The science program is inquiry-based. Lessons begin by raising questions while students do observations and experiments. Students record and analyze data according to the scientific method even in kindergarten, albeit at a very simple level. However, the Biology course for tenth grade has a rather limited amount of lab activity incorporated into some lessons. This is an area you will need to watch to ensure that science lab courses meet requirements of the college a student wishes to attend. I did not find health included within the science curriculum, yet that is a requirement in most states that you will have to cover in some other fashion.
Social studies courses cover history, geography, civics/government, and economics, with emphasis varying from grade to grade. All of these texts reflect a typical secular outlook as you might find in other texts used in government schools.

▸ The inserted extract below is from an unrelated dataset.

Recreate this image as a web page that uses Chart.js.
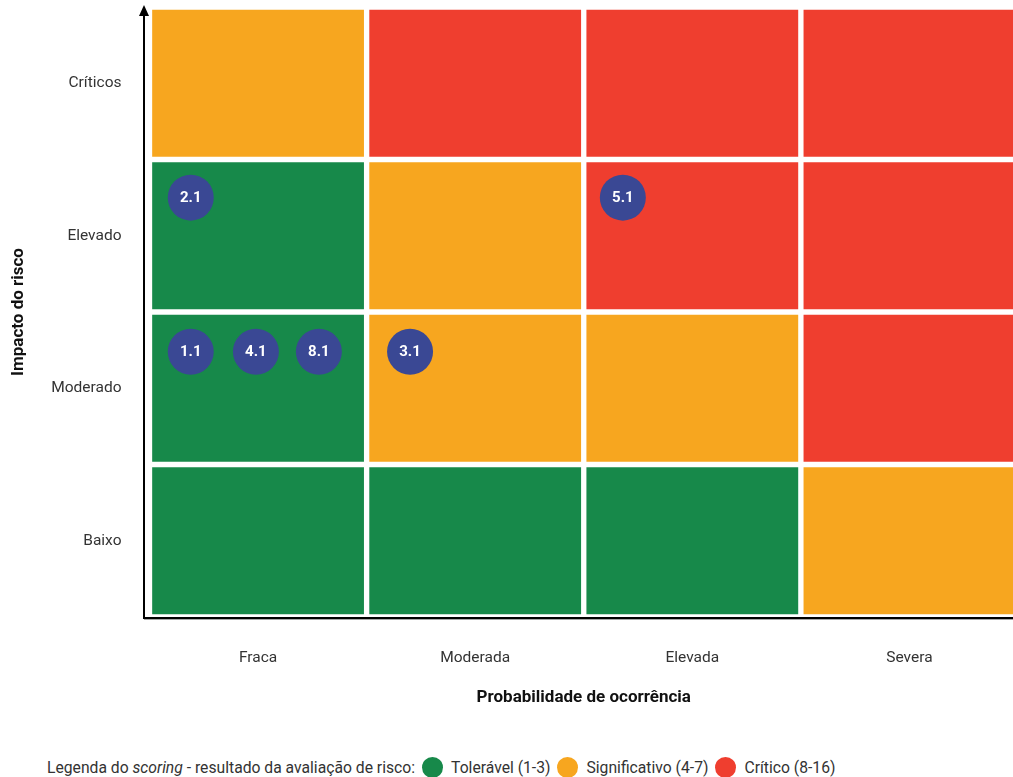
<!DOCTYPE html>
<html>
<head>
<meta charset="utf-8">
<script src="https://cdn.jsdelivr.net/npm/chart.js@4.4.1/dist/chart.umd.min.js"></script>
<style>
  html, body { margin: 0; padding: 0; overflow: hidden; background: #fff; width: 1013px; height: 777px; }
  #wrap { position: absolute; left: 0; top: 0; }
  #legend { position: absolute; left: 47px; top: 756px; height: 22px; font: 15.7px Roboto, sans-serif; color: #333;
            white-space: nowrap; display: flex; align-items: center; }
  #legend .dot { display: inline-block; width: 21px; height: 21px; border-radius: 50%; margin: 0 8px 0 7px; }
</style>
</head>
<body>
<div id="wrap"><canvas id="riskChart" width="1018" height="720"></canvas></div>
<div id="legend"></div>
<script>
// categories
const probLabels = ['Fraca', 'Moderada', 'Elevada', 'Severa'];
const impactLabels = ['Baixo', 'Moderado', 'Elevado', 'Críticos']; // bottom to top

// scoring level per cell (T = tolerável, S = significativo, C = crítico), one row per impact
const rowBaixo = ['T', 'T', 'T', 'S'];
const rowModerado = ['T', 'S', 'S', 'C'];
const rowElevado = ['T', 'S', 'C', 'C'];
const rowCriticos = ['S', 'C', 'C', 'C'];

// risks placed on the matrix
const riskIds = ['2.1', '5.1', '1.1', '4.1', '8.1', '3.1'];
const riskProb = [0.19, 2.18, 0.19, 0.49, 0.78, 1.2];
const riskImpact = [2.75, 2.75, 1.74, 1.74, 1.74, 1.74];

// legend
const levelKeys = ['T', 'S', 'C'];
const levelNames = ['Tolerável (1-3)', 'Significativo (4-7)', 'Crítico (8-16)'];

const levelColors = { T: '#17894a', S: '#f7a61f', C: '#ef3e2f' };
const riskColor = '#3a4894';

const rows = [rowBaixo, rowModerado, rowElevado, rowCriticos];

const cellSets = rows.map((row, r) => ({
  type: 'bar',
  data: row.map((lvl, c) => ({ x: c + 0.5, y: [r, r + 1] })),
  backgroundColor: row.map(l => levelColors[l]),
  borderColor: '#ffffff',
  borderWidth: 3,
  borderSkipped: false,
  grouped: false,
  categoryPercentage: 1,
  barPercentage: 1,
  order: 1
}));

const riskSet = {
  type: 'scatter',
  data: riskIds.map((id, i) => ({ x: riskProb[i], y: riskImpact[i] })),
  pointRadius: 23,
  pointHoverRadius: 23,
  backgroundColor: riskColor,
  borderWidth: 0,
  order: 0
};

// arrows for the two axes
const axisArrows = {
  id: 'axisArrows',
  afterDraw(chart) {
    const { ctx, chartArea } = chart;
    const ax = chartArea.left - 5.5;
    const ay = chartArea.bottom + 1;
    ctx.save();
    ctx.strokeStyle = '#000';
    ctx.lineWidth = 2;
    ctx.beginPath();
    ctx.moveTo(ax, ay + 1);
    ctx.lineTo(ax, chartArea.top + 6);
    ctx.stroke();
    ctx.fillStyle = '#000';
    ctx.beginPath();
    ctx.moveTo(ax, chartArea.top - 2);
    ctx.lineTo(ax - 5, chartArea.top + 9);
    ctx.lineTo(ax + 5, chartArea.top + 9);
    ctx.closePath();
    ctx.fill();
    ctx.beginPath();
    ctx.moveTo(ax - 1, ay);
    ctx.lineTo(chart.width, ay);
    ctx.stroke();
    ctx.strokeStyle = 'rgba(0,0,0,0.35)';
    ctx.lineWidth = 1;
    ctx.beginPath();
    ctx.moveTo(ax, ay + 1.5);
    ctx.lineTo(chart.width, ay + 1.5);
    ctx.stroke();
    ctx.restore();
  }
};

// ids written inside the risk circles
const riskLabels = {
  id: 'riskLabels',
  afterDatasetsDraw(chart) {
    const meta = chart.getDatasetMeta(cellSets.length);
    const { ctx } = chart;
    ctx.save();
    ctx.fillStyle = '#fff';
    ctx.font = 'bold 15px Roboto, sans-serif';
    ctx.textAlign = 'center';
    ctx.textBaseline = 'middle';
    meta.data.forEach((pt, i) => ctx.fillText(riskIds[i], pt.x, pt.y + 1));
    ctx.restore();
  }
};

new Chart(document.getElementById('riskChart'), {
  type: 'bar',
  data: { datasets: [...cellSets, riskSet] },
  options: {
    responsive: false,
    animation: false,
    layout: { autoPadding: false, padding: { top: 7, left: 0, right: 0, bottom: 0 } },
    plugins: { legend: { display: false }, tooltip: { enabled: false } },
    scales: {
      x: {
        type: 'linear',
        min: 0,
        max: 4,
        offset: false,
        grid: { display: false, drawTicks: false, offset: false },
        border: { display: false },
        afterBuildTicks: s => { s.ticks = probLabels.map((l, i) => ({ value: i + 0.5 })); },
        afterFit: s => { s.height = 103; s.paddingLeft = 0; s.paddingRight = 0; },
        ticks: {
          padding: 32,
          color: '#333',
          font: { family: 'Roboto', size: 15.5 },
          callback: v => probLabels[Math.floor(v)]
        },
        title: {
          display: true,
          text: 'Probabilidade de ocorrência',
          color: '#111',
          font: { family: 'Roboto', size: 17, weight: 'bold' },
          padding: { top: 0, bottom: 12 }
        }
      },
      y: {
        type: 'linear',
        min: 0,
        max: 4,
        grid: { display: false, drawTicks: false },
        border: { display: false },
        afterBuildTicks: s => { s.ticks = impactLabels.map((l, i) => ({ value: i + 0.5 })); },
        afterFit: s => { s.width = 149.5; s.paddingTop = 0; s.paddingBottom = 0; },
        ticks: {
          padding: 28,
          color: '#333',
          font: { family: 'Roboto', size: 15.5 },
          callback: v => impactLabels[Math.floor(v)]
        },
        title: {
          display: true,
          text: 'Impacto do risco',
          color: '#111',
          font: { family: 'Roboto', size: 17, weight: 'bold' },
          padding: { top: 9, bottom: 0 }
        }
      }
    }
  },
  plugins: [axisArrows, riskLabels]
});

// legend row under the chart
const legend = document.getElementById('legend');
legend.innerHTML = 'Legenda do&nbsp;<i>scoring</i>&nbsp;- resultado da avaliação de risco:' +
  levelKeys.map((k, i) => '<span class="dot" style="background:' + levelColors[k] + '"></span>' + levelNames[i]).join('');
</script>
</body>
</html>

Kindergarten and first grade teach very introductory geography and history as well as community, citizenship, and character. Second grade continues with these themes, adding state history as students create a brochure-style mini-book on their own state. Third and fourth grade texts both present U.S. history, geography, and economics. The third grade text includes coverage of Native Americans. Fifth grade presents a history of the U.S. while sixth grade broadens to history of the Americas. The history of the Eastern Hemisphere is studied in seventh grade. Eighth graders study U.S. history again, this time from colonization through the Reconstruction. Ninth grade continues through modern history. Semester-long civics/government and economics courses are offered for tenth grade level. Then eleventh graders study world history and geography.
Throughout the social studies courses there are frequently challenging questions to consider, and students are often directed to read or research topics and present contrasting views. This is especially true for junior and senior high courses.
The quality of the writing in the social studies courses varies from text to text. Some texts seem to be collections of information while others have more of a story-telling feel—probably the result of different authors.
Complete Curriculum does not oversee student work or issue diplomas or report cards. However, for families looking for an inexpensive, secular curriculum, this is a real bargain.